In July 2023, Renault announced it had spun off its ICE and hybrid powertrain operations into a Horse-named subsidiary based in Madrid, Spain. Geely was set to join later by integrating its Swedish powertrain division (Aurobay) and various Chinese operations and merging them both with Horse into a holding company owned by Renault and Geely, with Aramco a potential late investor. Later that same month, the two companies signed a binding agreement for the creation of the venture holding, with Renault operations initially headquartered in Madrid and Geely's in Hangzhou. Both Geely and Renault were set to transfer their intellectual property for ICEs and hybrid systems to the venture holding. The venture holding was set to be established and start operations in the second half of 2023, pending regulatory clearances. After various regulatory delays, the venture was officially established in late May 2024.

On 3 December 2024, Aramco acquired 10% of Horse Powertrain.
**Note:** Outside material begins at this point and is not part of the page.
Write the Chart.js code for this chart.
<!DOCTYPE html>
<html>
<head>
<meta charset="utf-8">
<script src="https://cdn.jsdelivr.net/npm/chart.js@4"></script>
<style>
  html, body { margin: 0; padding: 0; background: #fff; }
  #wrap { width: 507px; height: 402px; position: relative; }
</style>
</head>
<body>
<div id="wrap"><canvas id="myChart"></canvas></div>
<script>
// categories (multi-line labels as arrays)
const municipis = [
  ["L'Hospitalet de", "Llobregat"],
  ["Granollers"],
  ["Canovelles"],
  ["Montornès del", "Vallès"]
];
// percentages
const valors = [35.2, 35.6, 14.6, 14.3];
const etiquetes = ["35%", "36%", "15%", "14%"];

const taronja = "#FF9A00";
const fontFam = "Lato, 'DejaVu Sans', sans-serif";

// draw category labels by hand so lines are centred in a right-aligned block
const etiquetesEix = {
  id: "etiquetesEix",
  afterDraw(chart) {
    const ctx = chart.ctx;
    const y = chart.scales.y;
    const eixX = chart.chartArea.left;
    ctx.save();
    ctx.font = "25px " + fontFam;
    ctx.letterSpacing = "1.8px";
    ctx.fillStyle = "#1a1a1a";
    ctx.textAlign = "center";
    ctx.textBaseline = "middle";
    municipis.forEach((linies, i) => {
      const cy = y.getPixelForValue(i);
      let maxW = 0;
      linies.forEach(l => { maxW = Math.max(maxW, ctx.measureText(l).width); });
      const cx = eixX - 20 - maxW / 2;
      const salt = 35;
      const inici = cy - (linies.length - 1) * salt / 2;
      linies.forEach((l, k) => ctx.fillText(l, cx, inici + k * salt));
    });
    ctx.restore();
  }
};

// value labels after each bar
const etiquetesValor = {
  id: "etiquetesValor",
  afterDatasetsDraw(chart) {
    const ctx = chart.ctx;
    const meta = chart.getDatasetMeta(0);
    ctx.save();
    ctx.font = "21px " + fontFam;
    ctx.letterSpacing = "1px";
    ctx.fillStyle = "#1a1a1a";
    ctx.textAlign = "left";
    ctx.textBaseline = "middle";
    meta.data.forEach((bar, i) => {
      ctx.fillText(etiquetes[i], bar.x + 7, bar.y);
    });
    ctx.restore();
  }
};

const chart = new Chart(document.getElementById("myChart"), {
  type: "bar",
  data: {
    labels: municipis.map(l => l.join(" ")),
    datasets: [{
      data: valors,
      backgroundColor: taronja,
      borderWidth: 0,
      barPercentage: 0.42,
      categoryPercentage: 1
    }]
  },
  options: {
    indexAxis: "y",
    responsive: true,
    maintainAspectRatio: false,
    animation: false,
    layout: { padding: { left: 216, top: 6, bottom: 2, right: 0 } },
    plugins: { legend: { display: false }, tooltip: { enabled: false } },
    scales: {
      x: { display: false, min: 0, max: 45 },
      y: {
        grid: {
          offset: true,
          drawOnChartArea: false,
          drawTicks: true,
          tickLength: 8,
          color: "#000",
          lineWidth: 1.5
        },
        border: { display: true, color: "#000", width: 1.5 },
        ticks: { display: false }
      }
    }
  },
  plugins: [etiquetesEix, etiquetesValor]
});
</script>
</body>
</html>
The Arab energy and chemical company will have a representative on the board of directors.

==List of engines==

=== H10 ===

The H10 is 1-liter, 3-cylinder engine petrol/ethanol engine designed as a range extender engine, providing up to 70 kW of continuous electric power. It is also marketed as the Renault TCe 110 engine.

=== S10 ===
The S10 is a 1-liter, 3-cylinder engine designed for industrial applications. It outputs a maximum of 57 kW. The engine was developed in collaboration with Spanish UTV manufacturer Corvus.

=== HR13 ===

The Horse HR13 engine will be used in the Caterham Academy racing programme. The HR13DDT variant is used in the Dacia Duster, Nissan Qashqai, and Mercedes A-Class.

=== B15 ===
A 1.5-liter gasoline engine delivering up to 161 hp and 188 lbft of torque designed for hybrid powertrain applications.

=== C15 ===
The C15 engine is a 1.5 liter four-cylinder engine, designed for use as a range extender owing to its small footprint. It is designed to meet Euro 7, China 7 and SULEV20 emissions standards. The engine will be available in 70 kW and a turbo-charged 120 kW variant. The engine is compatible with gasoline, ethanol and methanol flex fuels.

=== K15 ===
The K15 is a 1.5-liter, 4-cylinder diesel engine producing a maximum of 65 kW of continuous electrical power through its generator for range extender application.

=== HR18 ===

The HR18 is a 1.8-liter Atkinson-cycle internal combustion engine, designed for use in a hybrid powertrain. The engine delivers up to 80 kW power and 172 Nm of torque, weighing in at 100 kg. It is the first engine developed entirely by Horse Powertrain, and is used as part of a hybrid powertrain in the most powerful variant of the Dacia Bigster.

=== M20 ===

The M20 is a 2.0-liter, 4-cylinder diesel engine producing up to 105 kW of continuous electric power, designed for use as a range extender in agricultural and industrial EVs. The company also introduced a hydrogen combustion variant of this engine.

=== D20 ===
The D20 is a 2.0-liter 4-cylinder methanol engine paired with an axial-flux motor for use as a compact range-extender or external generator. It outputs up to 105 kW and has a peak fuel-to-electricity efficiency of 47% achieved with the help of high-energy spark plugs which allow for ultra-lean air-fuel ratios; it is capable of charging a 40 kWh battery with 20 L of methanol. The axial-flux motor uses a yokeless two-rotor single-stator design, allowing it to be 46% shorter than a comparable conventional radial-flux motor. Due to the use of silicon carbide power electronics, the electrical system has a peak efficiency of 96.4%. The engine meets China 6b and Euro 7 emissions standards, and can cold start in -35 C ambient conditions. It weighs 170 kg including the power electronics module.

=== W30 ===
The W30 is an upcoming 3-liter twin-turbocharged V6 engine, designed to be mated with a mild- or full-hybrid system. It has a 90-degree V-angle, which lowers the center of gravity and allows tighter packaging, including mounting the turbos between the cylinder banks in a hot vee configuration. The engine weighs 160 kg and can be mounted in a longitudinal or transverse orientation. It produces 350-400 kW and 600-700 Nm of torque. Redline is 8,000 rpm. The first application of the engine will be in the Lotus Emira.